> [What is expected]: Find and return each line containing "this".

> [Supplied records]:
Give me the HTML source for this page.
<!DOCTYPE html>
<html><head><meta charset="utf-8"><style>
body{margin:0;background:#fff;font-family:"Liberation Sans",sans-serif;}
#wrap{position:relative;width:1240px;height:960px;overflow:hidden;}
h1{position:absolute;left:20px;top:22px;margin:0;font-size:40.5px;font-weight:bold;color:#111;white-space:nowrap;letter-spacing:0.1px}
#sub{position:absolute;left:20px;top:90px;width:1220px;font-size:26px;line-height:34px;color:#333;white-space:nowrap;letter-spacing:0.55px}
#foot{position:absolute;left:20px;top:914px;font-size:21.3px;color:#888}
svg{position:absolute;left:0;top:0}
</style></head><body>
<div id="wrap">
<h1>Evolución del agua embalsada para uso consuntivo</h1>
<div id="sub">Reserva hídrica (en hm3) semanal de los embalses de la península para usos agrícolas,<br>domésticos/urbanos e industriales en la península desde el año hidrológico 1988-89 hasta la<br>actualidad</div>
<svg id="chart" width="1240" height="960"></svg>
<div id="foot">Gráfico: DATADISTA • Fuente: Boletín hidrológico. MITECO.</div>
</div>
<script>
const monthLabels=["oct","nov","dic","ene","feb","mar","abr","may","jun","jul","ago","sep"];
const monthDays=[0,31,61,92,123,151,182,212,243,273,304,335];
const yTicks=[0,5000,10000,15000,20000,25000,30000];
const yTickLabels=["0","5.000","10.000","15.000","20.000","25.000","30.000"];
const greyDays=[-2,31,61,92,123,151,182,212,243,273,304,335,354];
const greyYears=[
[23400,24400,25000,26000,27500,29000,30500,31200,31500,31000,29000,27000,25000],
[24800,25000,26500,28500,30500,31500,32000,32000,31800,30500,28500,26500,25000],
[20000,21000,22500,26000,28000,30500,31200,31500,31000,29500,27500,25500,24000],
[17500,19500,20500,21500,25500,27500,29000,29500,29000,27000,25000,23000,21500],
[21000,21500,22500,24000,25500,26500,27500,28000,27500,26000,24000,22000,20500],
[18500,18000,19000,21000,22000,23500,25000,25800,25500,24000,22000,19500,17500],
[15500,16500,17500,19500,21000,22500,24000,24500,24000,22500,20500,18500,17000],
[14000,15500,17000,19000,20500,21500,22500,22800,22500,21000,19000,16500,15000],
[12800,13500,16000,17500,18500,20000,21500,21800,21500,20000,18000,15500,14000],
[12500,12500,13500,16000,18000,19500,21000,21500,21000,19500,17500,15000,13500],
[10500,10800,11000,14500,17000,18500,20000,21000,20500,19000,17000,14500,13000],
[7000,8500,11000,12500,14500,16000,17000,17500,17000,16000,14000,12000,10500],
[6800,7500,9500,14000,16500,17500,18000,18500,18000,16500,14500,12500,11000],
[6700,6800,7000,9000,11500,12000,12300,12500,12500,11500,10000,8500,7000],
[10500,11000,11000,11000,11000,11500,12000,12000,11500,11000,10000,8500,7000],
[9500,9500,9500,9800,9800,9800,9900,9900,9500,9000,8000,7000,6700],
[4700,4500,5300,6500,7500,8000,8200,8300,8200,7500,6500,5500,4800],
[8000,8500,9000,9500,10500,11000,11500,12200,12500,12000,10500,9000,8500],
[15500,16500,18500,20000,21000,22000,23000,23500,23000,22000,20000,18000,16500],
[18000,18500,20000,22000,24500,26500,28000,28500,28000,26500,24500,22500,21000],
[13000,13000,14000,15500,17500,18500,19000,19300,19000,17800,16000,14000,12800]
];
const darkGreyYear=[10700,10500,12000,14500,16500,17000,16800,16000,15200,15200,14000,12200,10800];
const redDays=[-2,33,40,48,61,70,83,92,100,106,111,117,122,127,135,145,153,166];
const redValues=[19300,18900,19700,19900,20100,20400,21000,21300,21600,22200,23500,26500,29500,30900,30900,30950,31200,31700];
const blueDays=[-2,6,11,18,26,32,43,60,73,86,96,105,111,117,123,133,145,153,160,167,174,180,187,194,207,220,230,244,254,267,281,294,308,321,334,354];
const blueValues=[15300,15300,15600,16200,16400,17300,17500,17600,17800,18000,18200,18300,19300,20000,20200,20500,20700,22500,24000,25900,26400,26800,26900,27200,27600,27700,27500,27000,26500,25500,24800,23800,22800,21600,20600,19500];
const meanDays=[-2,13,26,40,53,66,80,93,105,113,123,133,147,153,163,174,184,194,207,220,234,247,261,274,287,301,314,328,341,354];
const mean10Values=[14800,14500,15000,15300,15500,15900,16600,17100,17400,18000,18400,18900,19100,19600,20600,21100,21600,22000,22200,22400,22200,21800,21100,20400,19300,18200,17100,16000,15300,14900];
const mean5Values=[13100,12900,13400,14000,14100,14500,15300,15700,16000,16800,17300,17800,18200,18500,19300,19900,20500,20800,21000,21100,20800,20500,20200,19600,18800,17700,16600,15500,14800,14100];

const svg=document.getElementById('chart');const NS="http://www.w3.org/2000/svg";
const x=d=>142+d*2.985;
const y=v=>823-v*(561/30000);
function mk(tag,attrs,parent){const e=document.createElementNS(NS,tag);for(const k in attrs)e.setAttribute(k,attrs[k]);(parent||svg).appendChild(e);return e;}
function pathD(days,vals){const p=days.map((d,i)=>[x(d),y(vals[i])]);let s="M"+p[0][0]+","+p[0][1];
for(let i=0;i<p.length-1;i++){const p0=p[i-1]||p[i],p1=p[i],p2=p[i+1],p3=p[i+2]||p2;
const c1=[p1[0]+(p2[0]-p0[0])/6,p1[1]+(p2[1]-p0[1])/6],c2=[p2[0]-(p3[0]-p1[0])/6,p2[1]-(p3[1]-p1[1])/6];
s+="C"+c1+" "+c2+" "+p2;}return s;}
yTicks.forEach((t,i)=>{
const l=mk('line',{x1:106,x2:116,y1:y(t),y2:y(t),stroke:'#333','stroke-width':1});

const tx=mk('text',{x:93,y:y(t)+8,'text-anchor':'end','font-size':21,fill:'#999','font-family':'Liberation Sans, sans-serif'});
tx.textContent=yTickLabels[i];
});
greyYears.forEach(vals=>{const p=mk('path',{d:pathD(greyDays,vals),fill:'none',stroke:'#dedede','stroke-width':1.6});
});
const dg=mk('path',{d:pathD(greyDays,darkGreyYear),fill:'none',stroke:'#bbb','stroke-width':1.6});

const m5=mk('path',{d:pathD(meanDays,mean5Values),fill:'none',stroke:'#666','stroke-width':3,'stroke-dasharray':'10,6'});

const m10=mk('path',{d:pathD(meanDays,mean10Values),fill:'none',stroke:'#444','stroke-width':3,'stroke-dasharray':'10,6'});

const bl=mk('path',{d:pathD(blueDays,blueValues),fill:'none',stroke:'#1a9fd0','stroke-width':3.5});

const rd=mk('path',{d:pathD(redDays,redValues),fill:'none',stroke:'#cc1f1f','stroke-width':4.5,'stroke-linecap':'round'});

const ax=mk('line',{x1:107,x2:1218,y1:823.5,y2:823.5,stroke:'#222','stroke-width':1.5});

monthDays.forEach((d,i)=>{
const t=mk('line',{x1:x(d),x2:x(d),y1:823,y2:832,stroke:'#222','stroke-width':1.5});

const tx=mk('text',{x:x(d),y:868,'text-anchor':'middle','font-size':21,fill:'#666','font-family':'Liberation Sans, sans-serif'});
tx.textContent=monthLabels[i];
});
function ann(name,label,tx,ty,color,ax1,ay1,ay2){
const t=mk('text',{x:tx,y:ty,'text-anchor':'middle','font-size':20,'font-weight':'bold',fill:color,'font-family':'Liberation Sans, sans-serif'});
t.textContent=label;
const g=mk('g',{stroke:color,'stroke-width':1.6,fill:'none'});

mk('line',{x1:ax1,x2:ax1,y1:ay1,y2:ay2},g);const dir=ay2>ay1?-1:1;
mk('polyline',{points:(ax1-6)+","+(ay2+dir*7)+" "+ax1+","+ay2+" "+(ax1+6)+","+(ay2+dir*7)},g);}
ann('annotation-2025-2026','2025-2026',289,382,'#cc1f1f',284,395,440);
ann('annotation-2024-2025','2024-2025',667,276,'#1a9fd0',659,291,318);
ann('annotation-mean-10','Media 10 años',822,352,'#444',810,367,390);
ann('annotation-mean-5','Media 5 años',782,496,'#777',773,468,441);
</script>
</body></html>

--

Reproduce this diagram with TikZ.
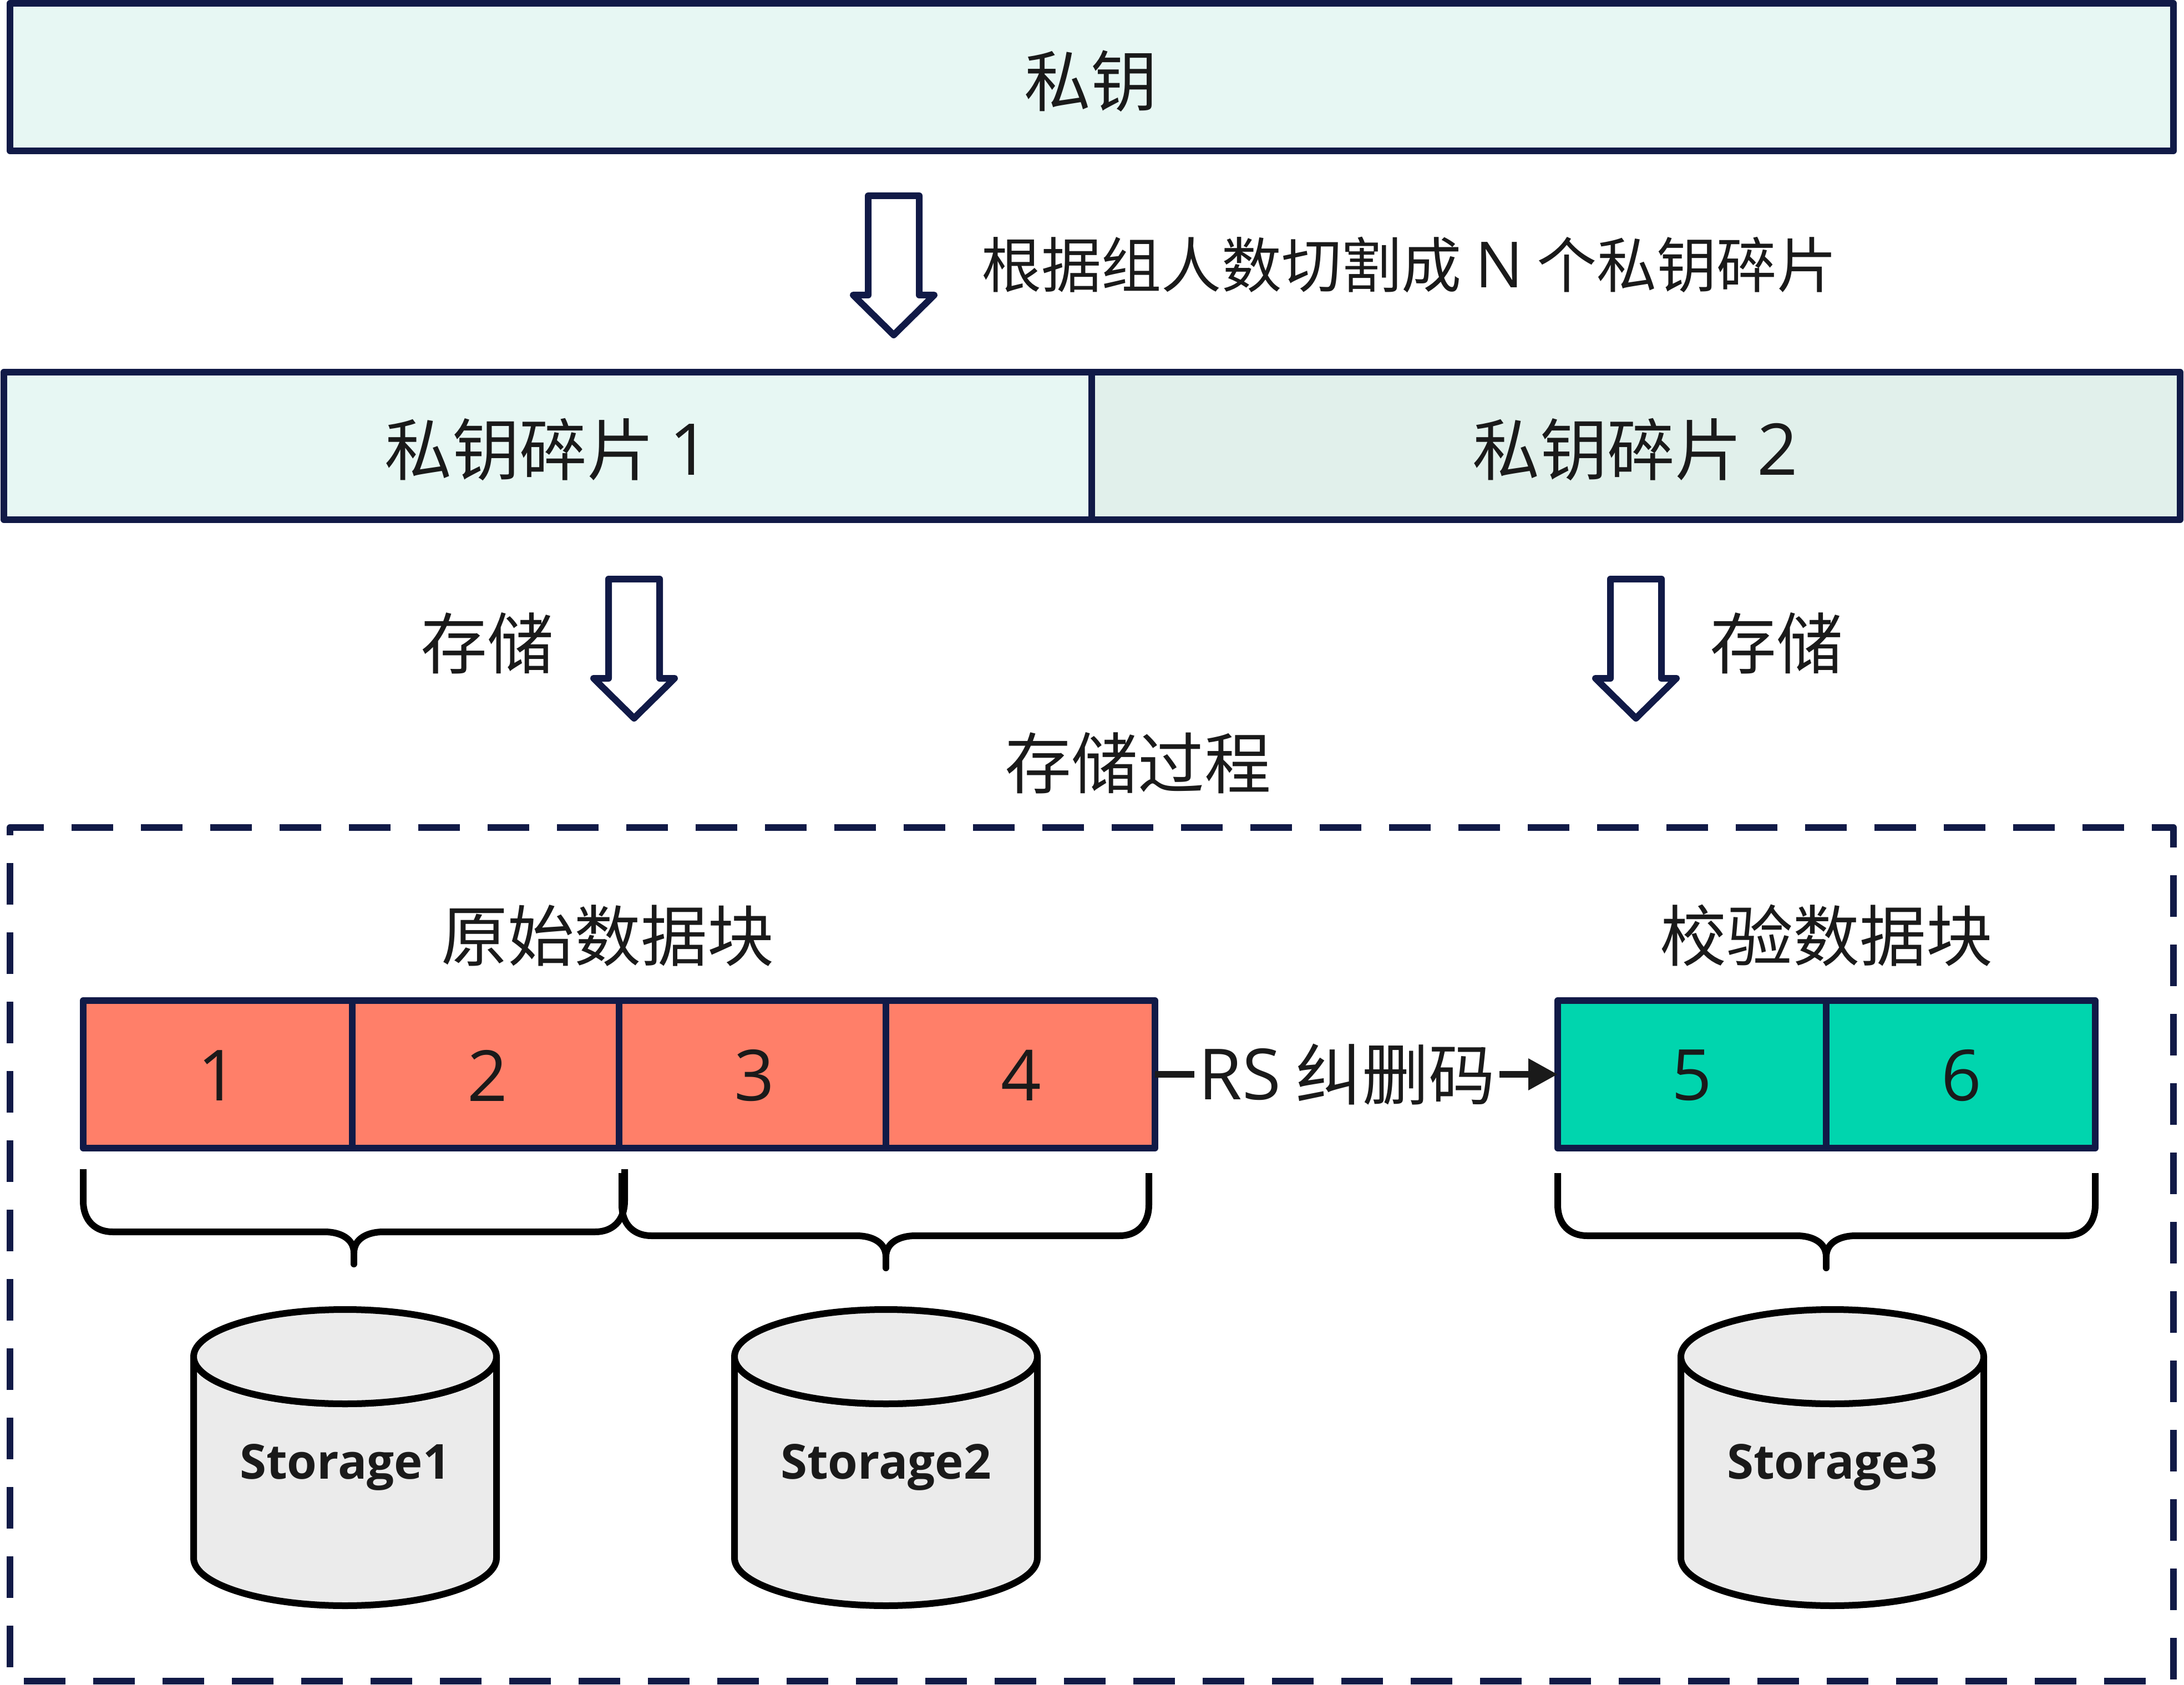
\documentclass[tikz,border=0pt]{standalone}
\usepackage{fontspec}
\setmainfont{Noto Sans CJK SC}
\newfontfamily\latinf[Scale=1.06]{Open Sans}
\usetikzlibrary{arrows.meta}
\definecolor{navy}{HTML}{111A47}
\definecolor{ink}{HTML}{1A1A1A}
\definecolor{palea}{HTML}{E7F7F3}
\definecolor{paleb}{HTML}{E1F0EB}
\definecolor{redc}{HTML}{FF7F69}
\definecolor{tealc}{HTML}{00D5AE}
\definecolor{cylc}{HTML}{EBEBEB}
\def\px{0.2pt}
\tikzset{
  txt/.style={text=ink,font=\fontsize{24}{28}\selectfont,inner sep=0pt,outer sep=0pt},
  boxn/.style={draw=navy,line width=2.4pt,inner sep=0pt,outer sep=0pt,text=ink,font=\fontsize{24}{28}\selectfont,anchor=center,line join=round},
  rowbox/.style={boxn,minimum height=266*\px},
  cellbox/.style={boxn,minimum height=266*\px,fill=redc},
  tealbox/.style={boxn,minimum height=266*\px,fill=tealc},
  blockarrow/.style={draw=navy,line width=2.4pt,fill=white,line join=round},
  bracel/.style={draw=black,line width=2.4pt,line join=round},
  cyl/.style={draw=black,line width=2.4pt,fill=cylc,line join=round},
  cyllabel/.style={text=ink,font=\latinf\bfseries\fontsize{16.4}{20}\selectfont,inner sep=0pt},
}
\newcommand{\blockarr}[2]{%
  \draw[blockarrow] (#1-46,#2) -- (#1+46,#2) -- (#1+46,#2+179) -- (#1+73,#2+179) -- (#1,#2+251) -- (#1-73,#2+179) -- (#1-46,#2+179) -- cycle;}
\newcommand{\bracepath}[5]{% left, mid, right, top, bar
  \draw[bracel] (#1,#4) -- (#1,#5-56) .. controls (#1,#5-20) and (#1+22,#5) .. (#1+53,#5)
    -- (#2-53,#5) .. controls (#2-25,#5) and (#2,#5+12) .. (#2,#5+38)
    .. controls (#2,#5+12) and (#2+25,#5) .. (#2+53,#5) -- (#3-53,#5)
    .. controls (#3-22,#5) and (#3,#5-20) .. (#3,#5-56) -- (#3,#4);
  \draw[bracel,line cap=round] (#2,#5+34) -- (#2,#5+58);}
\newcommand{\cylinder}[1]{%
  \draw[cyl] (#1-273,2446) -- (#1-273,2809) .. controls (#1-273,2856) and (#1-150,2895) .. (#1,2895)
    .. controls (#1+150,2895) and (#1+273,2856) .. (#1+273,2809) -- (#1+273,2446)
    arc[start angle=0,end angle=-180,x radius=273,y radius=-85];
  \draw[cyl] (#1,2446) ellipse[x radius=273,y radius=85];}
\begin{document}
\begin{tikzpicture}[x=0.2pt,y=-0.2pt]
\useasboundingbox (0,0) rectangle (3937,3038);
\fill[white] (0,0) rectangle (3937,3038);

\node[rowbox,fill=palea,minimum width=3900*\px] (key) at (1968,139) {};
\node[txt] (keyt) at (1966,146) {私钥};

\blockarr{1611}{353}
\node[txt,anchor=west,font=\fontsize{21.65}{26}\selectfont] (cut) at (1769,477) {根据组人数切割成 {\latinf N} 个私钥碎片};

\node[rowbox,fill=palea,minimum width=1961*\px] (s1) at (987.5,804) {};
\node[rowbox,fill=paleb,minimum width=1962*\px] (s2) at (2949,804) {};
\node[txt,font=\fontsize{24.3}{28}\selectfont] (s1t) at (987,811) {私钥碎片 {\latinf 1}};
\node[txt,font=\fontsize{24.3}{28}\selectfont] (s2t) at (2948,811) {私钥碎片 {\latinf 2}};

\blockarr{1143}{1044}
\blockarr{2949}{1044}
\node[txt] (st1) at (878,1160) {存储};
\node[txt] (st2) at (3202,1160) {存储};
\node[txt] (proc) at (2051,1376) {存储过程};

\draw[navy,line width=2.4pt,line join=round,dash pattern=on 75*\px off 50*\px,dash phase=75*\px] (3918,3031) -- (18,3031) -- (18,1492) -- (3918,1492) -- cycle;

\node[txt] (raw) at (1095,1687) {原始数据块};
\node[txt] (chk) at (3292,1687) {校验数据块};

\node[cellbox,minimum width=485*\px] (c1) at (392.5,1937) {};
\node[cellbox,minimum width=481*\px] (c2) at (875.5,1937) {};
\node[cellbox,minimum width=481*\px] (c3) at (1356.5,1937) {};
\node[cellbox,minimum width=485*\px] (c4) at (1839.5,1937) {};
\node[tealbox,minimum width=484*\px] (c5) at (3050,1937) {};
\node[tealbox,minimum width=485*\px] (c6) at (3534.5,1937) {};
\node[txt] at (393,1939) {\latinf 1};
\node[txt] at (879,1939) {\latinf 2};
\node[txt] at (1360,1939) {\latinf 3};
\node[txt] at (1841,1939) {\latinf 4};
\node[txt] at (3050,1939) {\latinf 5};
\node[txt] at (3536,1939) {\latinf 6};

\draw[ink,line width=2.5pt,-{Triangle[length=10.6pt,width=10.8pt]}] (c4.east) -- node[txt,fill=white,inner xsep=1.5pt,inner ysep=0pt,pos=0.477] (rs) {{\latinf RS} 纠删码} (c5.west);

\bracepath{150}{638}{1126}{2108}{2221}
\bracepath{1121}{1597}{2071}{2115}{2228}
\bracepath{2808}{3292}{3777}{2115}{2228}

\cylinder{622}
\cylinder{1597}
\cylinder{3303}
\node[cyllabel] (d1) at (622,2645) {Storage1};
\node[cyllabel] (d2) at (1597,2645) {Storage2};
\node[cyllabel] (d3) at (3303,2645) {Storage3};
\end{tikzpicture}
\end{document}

==

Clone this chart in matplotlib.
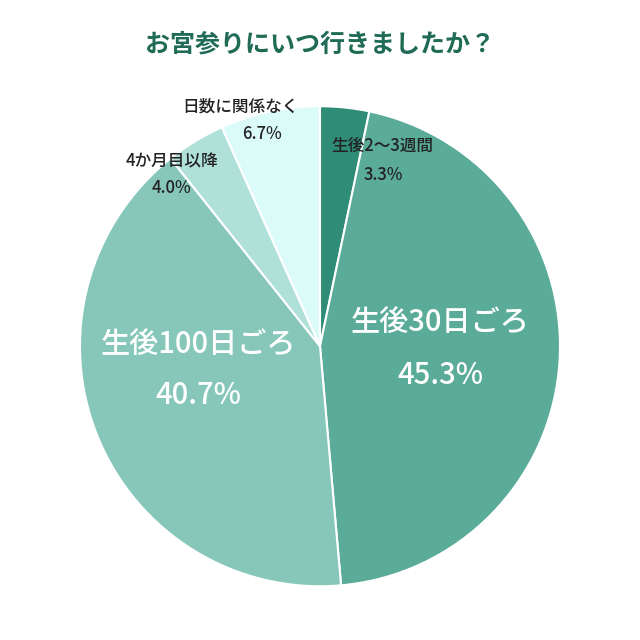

> [Reply]:
Give me the HTML source for this page.
Reproduce this diagram with TikZ.
Clone this chart in matplotlib.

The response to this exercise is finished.